We acknowledge that culture is something that is transmitted between individuals, especially in their interaction with each other. This idea along with the knowledge of the existence of cultural boundaries often gives us a sense that culture is something that is preserved inside a silo – the silo can be as small as a team, to as large as a civilization, an ethnicity or a nation – and is transmitted outside during its interactions with other silos.
So what is culture? Is it a monument such as the Eiffel Tower? Is it the language of a civilization? Is culture the art and literature of a time period, or the taboos and code of manners? It is all of it, and yet none of it. All of these aspects are a result of culture – an expression and a measure of culture. They aren’t culture. This is because culture can be expressed at the smallest scale not in terms of society but in terms of the fundamental element of society – the individual. Culture is deeply personal to and is cultivated and embodied within a single individual. It is when this culture is similar across people, that they come together to create its symbolic expression such as the Statue of Liberty.
We do not normally notice culture. Yet it is all-permeating, much like water around a fish. It is precisely because of this reason that we do not notice it. The realization of cultural difference is acutely sensed when we travel to a different culture, crossing cultural boundaries, and realize that despite the excitement and adventure it promises, it does not feel home. It is this feeling of amusement combined with, as Arthur Goldhammer puts it in his article Poisoned Fruit: Crossing Cultural Boundaries, ‘an exhilarating disorientation of the senses.’

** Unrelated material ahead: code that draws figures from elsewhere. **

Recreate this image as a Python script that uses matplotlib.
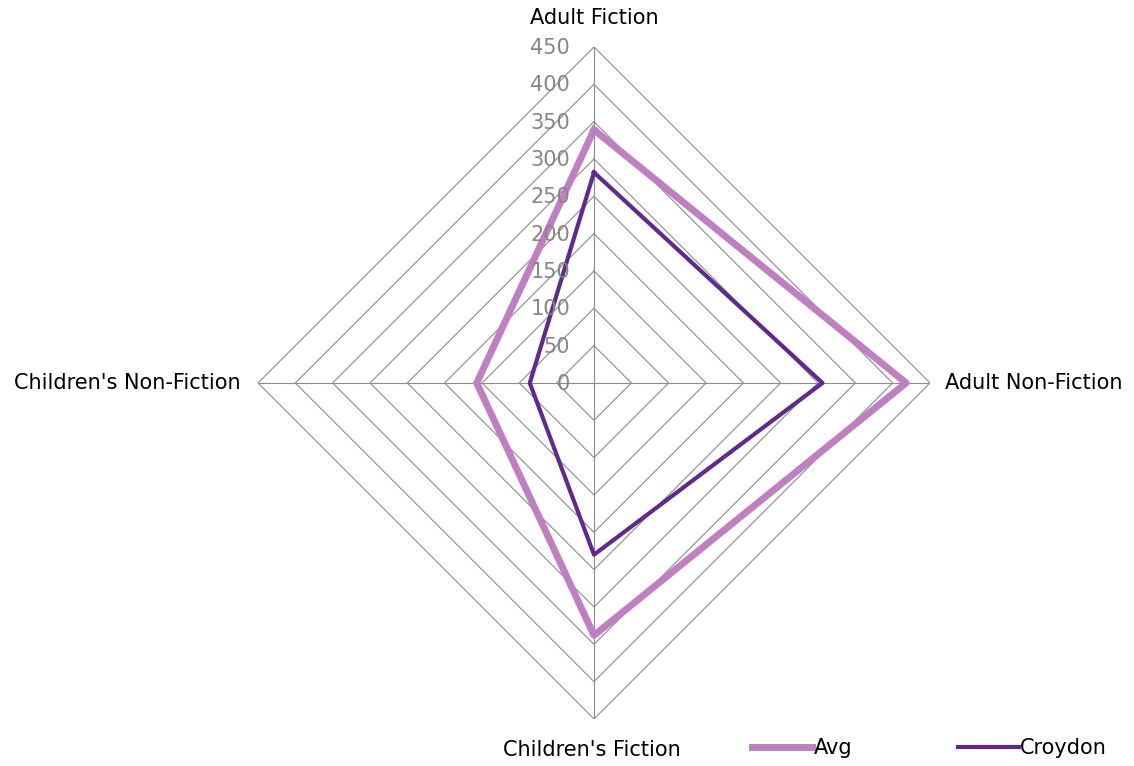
import numpy as np
import matplotlib.pyplot as plt
from matplotlib.transforms import offset_copy

categories = ["Adult Fiction", "Adult Non-Fiction", "Children's Fiction", "Children's Non-Fiction"]
avg = [339, 418, 338, 157]
croydon = [282, 306, 230, 86]
rings = [50, 100, 150, 200, 250, 300, 350, 400, 450]
tick_labels = ["0", "50", "100", "150", "200", "250", "300", "350", "400", "450"]

fig = plt.figure(figsize=(11.34, 7.66), dpi=100)
ax = fig.add_axes([0.2275, 0.0614, 0.5926, 0.8773], projection="polar")
ax.set_theta_zero_location("N")
ax.set_theta_direction(-1)
ax.set_ylim(0, 450)
ax.grid(False)
ax.spines["polar"].set_visible(False)
ax.set_xticks([])
ax.set_yticks([])

theta = np.linspace(0, 2 * np.pi, len(categories), endpoint=False)
closed = np.append(theta, theta[0])

# polygon grid
for r in rings:
    ax.plot(closed, [r] * len(closed), color="#8c8c8c", lw=0.8, zorder=1)
for t in theta:
    ax.plot([t, t], [0, 450], color="#8c8c8c", lw=0.8, zorder=1)

ax.plot(closed, avg + avg[:1], color="#c07fc0", lw=5, label="Avg", zorder=3)
ax.plot(closed, croydon + croydon[:1], color="#602a8c", lw=3, label="Croydon", zorder=4)

# radial labels next to top spoke
tr = offset_copy(ax.transData, fig=fig, x=-24, y=-1, units="dots")
for i, lab in enumerate(tick_labels):
    ax.text(0, i * 50, lab, transform=tr, ha="right", va="center",
            fontsize=15, color="#868686", zorder=5)

# category labels
fs = 15
ax.text(0, 450, categories[0], transform=offset_copy(ax.transData, fig=fig, x=0, y=29, units="dots"),
        ha="center", va="center", fontsize=fs)
ax.text(theta[1], 450, categories[1], transform=offset_copy(ax.transData, fig=fig, x=15, y=0, units="dots"),
        ha="left", va="center", fontsize=fs)
ax.text(theta[2], 450, categories[2], transform=offset_copy(ax.transData, fig=fig, x=-2, y=-31, units="dots"),
        ha="center", va="center", fontsize=fs)
ax.text(theta[3], 450, categories[3], transform=offset_copy(ax.transData, fig=fig, x=-17, y=0, units="dots"),
        ha="right", va="center", fontsize=fs)

fig.legend(loc="center left", bbox_to_anchor=(752 / 1134, 1 - 748 / 766), ncol=2, frameon=False,
           fontsize=fs, handlelength=2.9, handletextpad=0.05, columnspacing=5.1,
           borderaxespad=0, borderpad=0)

fig.savefig("out.png", dpi=100)
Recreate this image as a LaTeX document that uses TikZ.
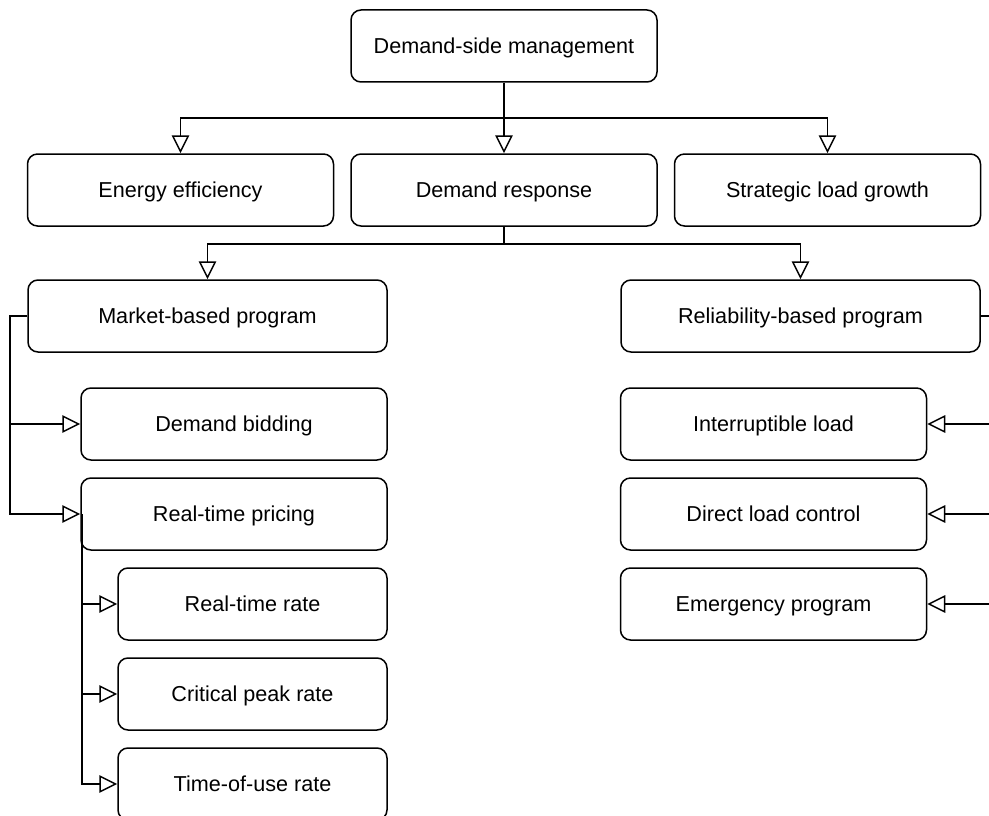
\documentclass[tikz,border=0pt]{standalone}
\usepackage{fontspec}
\setmainfont{Liberation Sans}
\usetikzlibrary{arrows.meta}
\begin{document}
\begin{tikzpicture}[x=1pt, y=-1pt,
  box/.style={draw, rounded corners=10pt, line width=1.5pt, minimum height=72pt,
              inner sep=0pt, text height=15.5pt, text depth=0pt,
              font=\fontsize{21.6}{26}\selectfont, fill=white},
  wbox/.style={box, minimum width=306pt},
  lbox/.style={box, minimum width=359pt},
  sbox/.style={box, minimum width=269pt},
  arr/.style={line width=1.5pt, -{Triangle[open, length=18pt, width=17.5pt, fill=white]}},
  link/.style={line width=1.5pt}]
  \clip (0,0) rectangle (989,816);
  \fill[white] (0,0) rectangle (989,816);

  % top level
  \node[wbox] (dsm) at (504,46) {Demand-side management};
  \node[wbox] (ee)  at (180.5,190) {Energy efficiency};
  \node[wbox] (dr)  at (504,190) {Demand response};
  \node[wbox] (slg) at (827.5,190) {Strategic load growth};

  % demand response programs
  \node[lbox] (mbp) at (207.5,316) {Market-based program};
  \node[lbox] (rbp) at (800.5,316) {Reliability-based program};

  % market-based branch
  \node[wbox] (db)  at (234,424) {Demand bidding};
  \node[wbox] (rtp) at (234,514) {Real-time pricing};
  \node[sbox] (rtr) at (252.5,604) {Real-time rate};
  \node[sbox] (cpr) at (252.5,694) {Critical peak rate};
  \node[sbox] (tou) at (252.5,784) {Time-of-use rate};

  % reliability-based branch
  \node[wbox] (il)  at (773.5,424) {Interruptible load};
  \node[wbox] (dlc) at (773.5,514) {Direct load control};
  \node[wbox] (ep)  at (773.5,604) {Emergency program};

  % junction points and trunk lines
  \coordinate (j1) at (504,118);
  \coordinate (j2) at (504,244);
  \coordinate (lx) at (10,0);
  \coordinate (sx) at (82,0);
  \coordinate (rx) at (1000,0);

  \draw[link] (dsm.south) -- (j1);
  \draw[arr] (j1) -| (ee.north);
  \draw[arr] (j1) -- (dr.north);
  \draw[arr] (j1) -| (slg.north);

  \draw[link] (dr.south) -- (j2);
  \draw[arr] (j2) -| (mbp.north);
  \draw[arr] (j2) -| (rbp.north);

  \draw[arr] (mbp.west) -- (mbp.west -| lx) |- (db.west);
  \draw[arr] (mbp.west -| lx) |- (rtp.west);

  \draw[arr] (rtp.west -| sx) |- (rtr.west);
  \draw[arr] (rtp.west -| sx) |- (cpr.west);
  \draw[arr] (rtp.west -| sx) |- (tou.west);

  \draw[arr] (rbp.east) -- (rbp.east -| rx) |- (il.east);
  \draw[arr] (rbp.east -| rx) |- (dlc.east);
  \draw[arr] (rbp.east -| rx) |- (ep.east);
\end{tikzpicture}
\end{document}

It is easy to understand that we don’t feel at home in a new culture because it is not our own. But is our own culture, where we relatively feel-at-home, really our own? Isn’t it formed as a result of crossing the micro boundaries of thousands of cultures between individuals? According to the German philosopher Martin Heidegger, being not at home is a fundamental aspect of our existence. He writes: “The truck driver is at home on the highway, but he does not have his shelter there; the working woman is at home in the spinning mill, but she does not have her dwelling place there; the chief engineer is at home in the power station, but he does not dwell there” For him, being at home means something like having practical knowledge of the situation and knowing how to act. Being at home, in this sense, is therefore different from being somewhere.
Maybe we are homeless in both the sense of a place of dwelling, but more importantly in the context of culture too. This is because culture is something that is cultivated. It is cultivated within every individual – our home is in a process of never-ending creation by ourselves. We are homeless, yet we have a home of our own that is perpetually under construction. This realization is one of returning to a new sense of home – one of homelessness. It is paradoxical, yet true, much like when the ancient Greek philosopher Heraclitus said, “Life is Flux”, what we now commonly interpret as ‘change is the only constant.’
The very act of seeking a home for oneself in a perpetual state of homelessness is also an assertion of the human will, the capacity for us to integrate our learnings and live meaningfully in the face of the absurd.